We had accomplished this, acting as if nothing were unusual. She'd casually greet fellow students on the sidewalk, looking down at them, as we passed by. We thought this was funny, and we started laughing hysterically! I laughed so hard my sides hurt, and the result was I couldn't keep upright good enough. So she's now leaning way to one side, and I veer off the sidewalk onto a grassy area--only now it was super muddy from all the rain. She leaned too far and ended up falling off me, and face first into the mud pit. Then I also fell, and landed right on top of her. We were laughing so hysterically at this, I thought I'd pass out. We laughed for a long time, and we slowly got up. I, being on top, got up first, and really avoided any mud whatsoever on my clothes. She got up with the front of her body dripping with it. She had to go home to change clothes.
We went our separate ways to college after that summer. I later found out she had been raped at gunpoint. The next news I heard, she shot herself in the head.
The idea to visit her grave site came upon me suddenly, as I driving to Madison from O'Hare. I had no idea where it was, except I knew somewhere in Mt. Morris, IL. I arrived and had no idea where to go.

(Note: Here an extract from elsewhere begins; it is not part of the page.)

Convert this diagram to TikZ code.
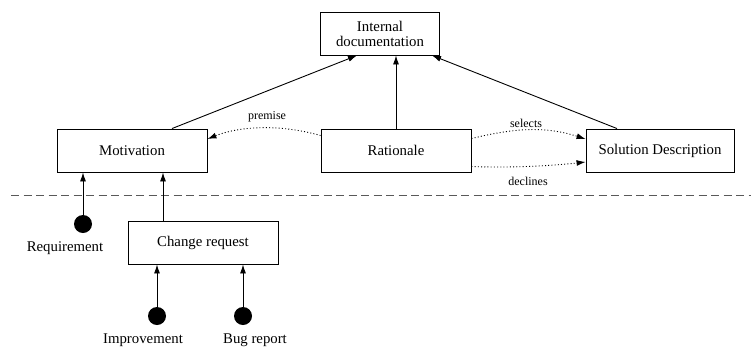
\documentclass[tikz,border=0pt]{standalone}
\usepackage{fontspec}
\setmainfont{Liberation Serif}
\usetikzlibrary{arrows.meta}
\begin{document}
\begin{tikzpicture}[x=1pt,y=-1pt,
  box/.style={draw,line width=0.9pt,rectangle,minimum height=43pt,inner sep=2pt,
    font=\fontsize{14.8}{16}\selectfont,align=center},
  lbl/.style={font=\fontsize{14.8}{16}\selectfont,inner sep=0pt},
  elbl/.style={font=\fontsize{12}{13}\selectfont,inner sep=0pt},
  dot/.style={circle,fill=black,minimum size=18pt,inner sep=0pt},
  arr/.style={line width=0.9pt,-{Latex[length=9pt,width=6pt]}},
  darr/.style={line width=0.9pt,dash pattern=on 1pt off 2.2pt,-{Latex[length=9pt,width=6pt]}}]
\useasboundingbox (0,0) rectangle (751,351);

% documentation nodes
\node[box,minimum width=119pt,minimum height=43pt] (idoc) at (380,33.5) {Internal\\[-1pt]documentation};
\node[box,minimum width=150pt] (mot) at (132,150.5) {Motivation};
\node[box,minimum width=150pt] (rat) at (396,150.5) {Rationale};
\node[box,minimum width=148pt] (sol) at (660,150.5) {Solution Description};
\node[box,minimum width=150pt] (chg) at (203,242.5) {Change request};

% separator
\draw[gray!70!black,line width=0.9pt,dash pattern=on 8pt off 4.5pt] (11,195) -- (751,195);

% sources
\node[dot] (req) at (83,224) {};
\node[dot] (imp) at (157,316) {};
\node[dot] (bug) at (243,316) {};
\node[lbl] (reqlbl) at (65,248) {Requirement};
\node[lbl] (implbl) at (143,340) {Improvement};
\node[lbl] (buglbl) at (255,340) {Bug report};

% solid arrows
\draw[arr] (req.north) -- (req.north |- mot.south);
\draw[arr] (chg.north -| 163,0) -- (mot.south -| 163,0);
\draw[arr] (imp.north) -- (imp.north |- chg.south);
\draw[arr] (bug.north) -- (bug.north |- chg.south);
\draw[arr] ([xshift=40pt]mot.north) -- ([xshift=-23pt]idoc.south);
\draw[arr] (rat.north) -- (rat.north |- idoc.south);
\draw[arr] ([xshift=-43pt]sol.north) -- ([xshift=52pt]idoc.south);

% dotted relations (yshift is upward on the canvas)
\draw[darr] ([yshift=15pt]rat.west) .. controls (280,124) and (240,126) .. ([yshift=11.5pt]mot.east);
\node[elbl] (premise) at (267,117) {premise};
\draw[darr] ([yshift=12pt]rat.east) .. controls (515,128) and (545,126) .. ([yshift=11.5pt]sol.west);
\node[elbl] (selects) at (526,123) {selects};
\draw[darr] ([yshift=-16pt]rat.east) .. controls (510,168) and (550,166) .. ([yshift=-11.5pt]sol.west);
\node[elbl] (declines) at (528,181) {declines};
\end{tikzpicture}
\end{document}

I prayed intensely that I would find her. I walked around the town's main cemetery. It was huge. I walked for an hour or two, examining each headstone in random fashion, waiting for God to answer me. Nothing.
I finished up on the other side of the cemetery, near a large gate. There was a directory of all the grave stones, listing the names. "Ah, am I dumb!" I did not know cemeteries had directories. Sadly, my Connie wasn't there. I left and went to a small gas station down the street.
Inside I approached the cashier, asking about a second cemetery. The clerk did not know. Disappointed, I started to leave, when a voice from behind said "who are you lookin' for?" I told him her name, and he said "I'll take you to her."
He explained he was the groundskeeper where Connie was buried, and he remembered her grave. I followed the man in my car, just a few blocks' distance. It was a tiny graveyard, and hidden. I would have never found it on my own. But there she was; I could barely believe it. It was my prayer answered.
At Connie's grave, I talked to her for half an hour. At other gravestones, visitors left various tokens, or flowers. I had to leave something too.
I wandered over to another grave. It had a dozen roses left there. I borrowed one for Connie. But I wanted to leave something more personal. I reached in my pocket and pulled out the contents. Three coins was all I had. Nothing! But then I examined the coins more closely. There was a coin imprinted with the year we graduated together on it. The year she fell into the mud, and spent every minute of the coming summer with me before college. The other two coins were each imprinted with our birth year. One for me, and one for her. I left them.